`ref T` should be a type!!

[Rubn]

On Monday, 1 April 2019 at 13:57:17 UTC, Atila Neves wrote:
> On Monday, 1 April 2019 at 13:09:28 UTC, Dein wrote:
>> On Monday, 1 April 2019 at 01:18:44 UTC, Walter Bright wrote:
>>> On 3/31/2019 5:35 PM, Rubn wrote:
>>>> you can literally use it everywhere else you can use a type.
>>>
>>> No, you can't. An array of refs won't compile, either.
>>>
>>>   void test(int& a[]); // error
>>>
>>> A C++ ref can only appear at the top of a type AST, which is 
>>> unlike any other type. Which exactly matches the only place a 
>>> storage class can be!
>>
>> Seriously?
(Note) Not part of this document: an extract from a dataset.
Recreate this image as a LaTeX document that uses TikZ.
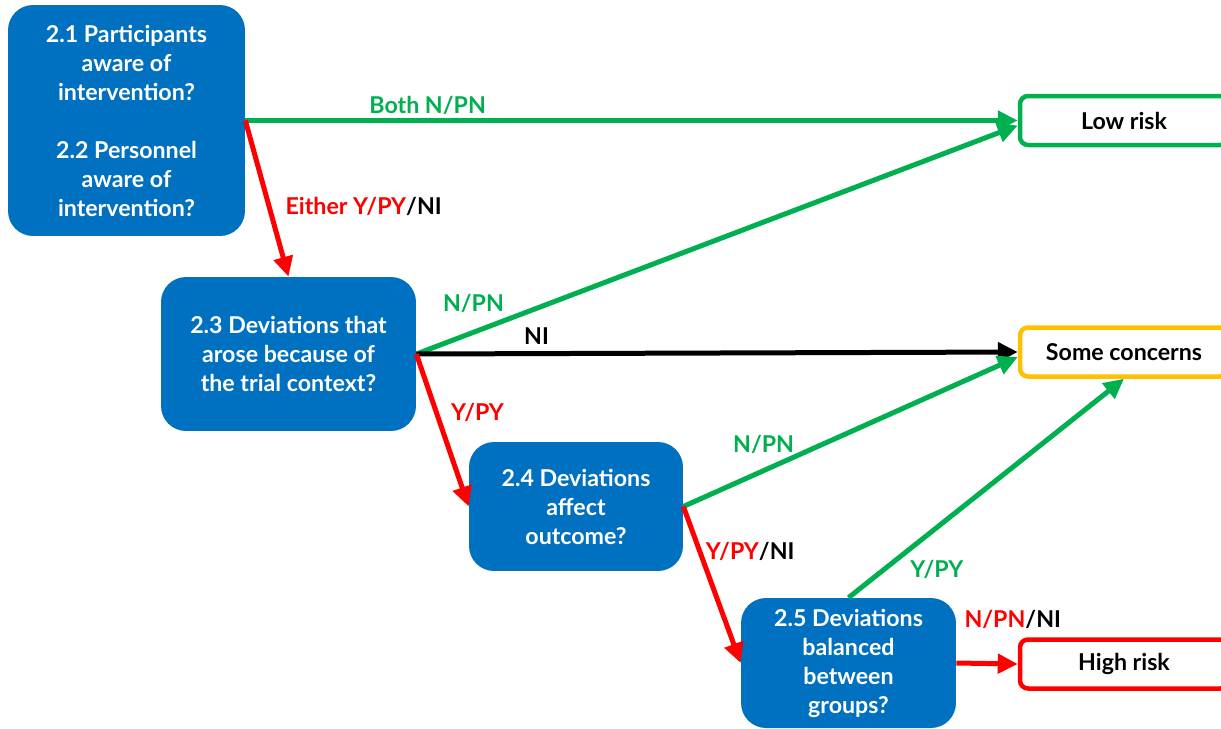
\documentclass[tikz,border=0pt]{standalone}
\usepackage{fontspec}
\setmainfont{Lato}
\usetikzlibrary{arrows.meta,positioning}
\definecolor{qblue}{HTML}{0070C0}
\definecolor{okgreen}{HTML}{00B050}
\definecolor{badred}{HTML}{FF0000}
\definecolor{midamber}{HTML}{FFC000}

\begin{document}
\begin{tikzpicture}[x=0.02cm,y=-0.02cm,
    font=\fontsize{13.2}{16.5}\selectfont\bfseries,
    question/.style={fill=qblue,text=white,rounded corners=0.5cm,align=center,inner sep=0pt},
    verdict/.style={draw,line width=0.09cm,rounded corners=0.16cm,fill=white,text=black,
        minimum width=4.16cm,minimum height=0.98cm,inner sep=0pt},
    flow/.style={line width=0.1cm,-{Triangle[length=0.4cm,width=0.38cm]}},
    tag/.style={inner sep=1pt}]
    \clip (0,0) rectangle (1221,728);
    \node[question,minimum width=4.74cm,minimum height=4.62cm] (q21) at (126.5,120.5)
        {2.1 Participants\\aware of\\intervention?\\[16.5pt]2.2 Personnel\\aware of\\intervention?};
    \node[question,minimum width=5.1cm,minimum height=3.08cm] (q23) at (288.5,354)
        {2.3 Deviations that\\arose because of\\the trial context?};
    \node[question,minimum width=4.28cm,minimum height=2.58cm] (q24) at (576,506.5)
        {2.4 Deviations\\affect\\outcome?};
    \node[question,minimum width=4.3cm,minimum height=2.6cm] (q25) at (848.5,663)
        {2.5 Deviations\\balanced\\between\\groups?};
    \node[verdict,draw=okgreen] (low) at (1124,120.5) {Low risk};
    \node[verdict,draw=midamber] (some) at (1124,352) {Some concerns};
    \node[verdict,draw=badred] (high) at (1124,664) {High risk};

    \draw[flow,okgreen] (q21.east) -- node[tag,pos=0.236,above=1pt] (lboth) {Both N/PN} (low.west);
    \draw[flow,badred] (q21.east) -- node[tag,pos=0.55,right=7pt,text=black] (leither)
        {\textcolor{badred}{Either Y/PY}/NI} (q23.north);
    \draw[flow,okgreen] (q23.east) -- node[tag,pos=0.095,above=9pt] (l23low) {N/PN} ([yshift=-0.1cm]low.west);
    \draw[flow,black] (q23.east) -- node[tag,pos=0.2,above=3pt] (l23some) {NI} (some.west);
    \draw[flow,badred] (q23.east) -- node[tag,pos=0.38,right=6pt] (l23q24) {Y/PY} (q24.west);
    \draw[flow,okgreen] (q24.east) -- node[tag,pos=0.24,above=7pt] (l24some) {N/PN} ([yshift=-0.1cm]some.west);
    \draw[flow,badred] (q24.east) -- node[tag,pos=0.29,right=1pt,text=black] (l24q25)
        {\textcolor{badred}{Y/PY}/NI} (q25.west);
    \draw[flow,okgreen] (q25.north) -- node[tag,pos=0.19,anchor=north west,xshift=3pt] (l25some) {Y/PY} (some.south);
    \draw[flow,badred] (q25.east) -- (high.west);
    \node[tag,above=4pt of high.north west,xshift=-0.1cm] (l25high) {\textcolor{badred}{N/PN}/NI};
\end{tikzpicture}
\end{document}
You should know as well as I do what that function 
>> actually translates to:
>>
>>    void test(int&* const a);
>>
>> So I ask you now, how do you get a pointer to a reference. Its 
>> the exact same thing. Not sure if you are trying to just 
>> deceive me with some syntax sugar in C++ or what.
>
> Bad example, but the point stands:
>
>
> ----
> // foo.cpp
> int fun() {
>     int& foo[5]; // doesn't compile
> }
> ----
>
> I'd never even thought of it until Walter mentioned it that one 
> can't have an array of references. Huh.

Arrays in C++ are just pointers. If you can't have a pointer to 
something, it is only natural you can't have array either.

     void* ptr;   // ok
     void arr[5]; // error

So I guess Walter agrees that void isn't a type then right? You 
can't have an array to it so that's the deciding factor.